As we saw in an earlier post, the entropy of a discrete probability distribution is defined to be

$$H(p)=H(p_1,p_2,\ldots,p_n)=-\sum_{i}p_i \log p_i.$$

Kullback and Leibler defined a similar measure now known as *KL divergence*. This measure quantifies how similar a probability distribution $p$ is to a candidate distribution $q$.

$$D_{\text{KL}}(p\ | q)=\sum_i p_i \log \frac{p_i}{q_i}.$$

$D_\text{KL}$ is non-negative and zero if and only if $ p_i = q_i $ for all $i$. However, it is important to note that it is not in general symmetric:

$$ D_{\text{KL}}(p| q) \neq D_{\text{KL}}(q| p).$$

Jonathon Shlens explains that KL Divergence can be interpreted as measuring the likelihood that samples represented by the empirical distribution $p$ were generated by a fixed distribution $q$. If $D_{\text{KL}}(p| q)=0$, we can guarantee that $p$ is generated by $q$. As $D_{\text{KL}}(p| q)\rightarrow\infty$, we can say that it is increasingly unlikely that $p$ was generated by $q$.

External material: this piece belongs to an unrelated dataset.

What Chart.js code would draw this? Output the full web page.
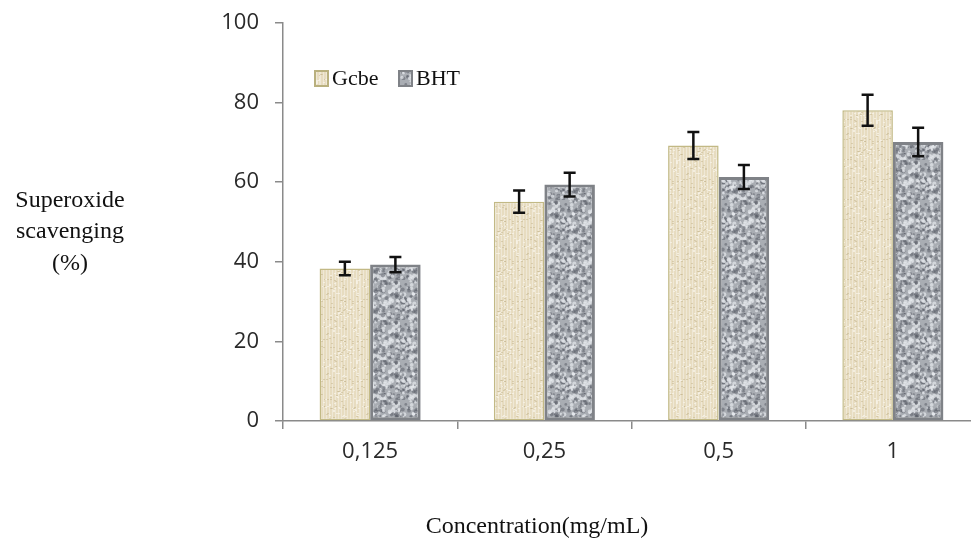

Algebraically, we can rewrite the definition as

$$ \begin{array}{rl} D_{\text{KL}}(p| q) &=\sum_i p_i \log \frac{p_i}{q_i} \\ &=\sum_i \left ( - p_i \log q_i + p_i \log p_i \right)\\ &=- \sum_i p_i \log q_i + \sum_i p_i \log p_i \\ &=- \sum_i p_i \log q_i - \sum_i p_i \log \frac{1}{p_i} \\ &=- \sum_i p_i \log q_i-H(p) \\ &=\sum_i p_i \log \frac{1}{q_i}-H(p)\\ \end{array} $$

KL Divergence breaks down as something that looks similar to entropy (but combining $p$ and $q$) minus the entropy of $p$. This first term is often called *cross entropy*:

$$H(p, q)=\sum_i p_i \log \frac{1}{q_i}.$$

We could alternatively use this relationship to define cross entropy as:

$$H(p, q)=H(p) + D_\text{KL}(p| q).$$

Intuitively, the cross entropy is the uncertainty implicit in $H(p)$ plus the likelihood that $p$ could have be generated by $q$. If we consider $p$ to be a fixed distribution, $H(p, q)$ and $D_\text{KL}(p | q)$ differ by a constant factor for all $q$.